The Hungarian population in Manhattan had swelled following the 1956 revolution against the Communist regime. More than 200,000 refugees fled their homeland as the Soviet military invaded Budapest, killing in total 2,500 Hungarians.
Among those fleeing the peril was Jozsef Cardinal Mindszenty. He had been imprisoned for life in 1948, but was freed by freedom fighters in 1956 and sought refuge in the United States Embassy.
On September 29, 1973 The New York Times reported "Jozef Cardinal Mindszenty, the 81-year-old exiled Primate of Hungary, was reunited at Kennedy International Airport last night with 200 Hungarians who fled to the United States in 1956 following the Hungarian uprising." The following May he visited what was by now known as Hungarian House. A bronze plaque memorializing the event is affixed to the facade.
The Cardinal would by no means be the last prominent Hungarian to visit the building. The first democratically-elected Prime Minister of Hungary, Józef Antall, addressed New York's Hungarian community here; and Presidents Árpád Göncz and Pál Schmitt were guests. Others included European Parliament member Otto von Habsburg; nuclear physicist Edward Teller, Nobel Laureate physicist Dennis Gábor; Cardinal Péter Erdő, Primate of Hungary; and László Köver President of the Hungarian Parliament.
The Hungarian House offered services like English classes to the community, as well as lectures, concerts and exhibitions. It kept the ethnic traditions alive, as well. When The New York Times ran an article in 1992 entitled "Keeping Budapest Hopping," and reader wrote back saying "it is not necessary to travel to Hungary to attend a Hungarian Tanchaz [i.e., folk dance]. Tanchazs are held approximately once a month at Hungarian House."

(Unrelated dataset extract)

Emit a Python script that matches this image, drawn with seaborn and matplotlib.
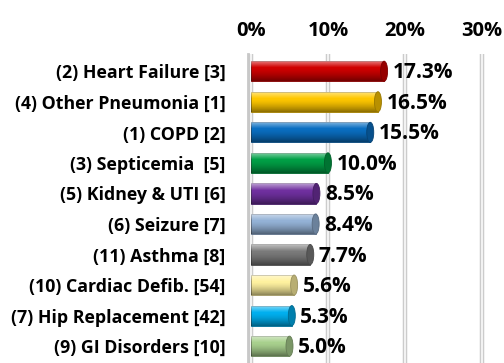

The little brick Civil War period residences continue to house Hungarian House. Its website explains that while times change, the objectives of the facility, in essence, have not. "Today's immigrants and visitors come from different backgrounds and have different needs than Hungarians of the major immigration waves did. Yet the goal remains the same; to maintain Hungarian culture and acquaint American society with it."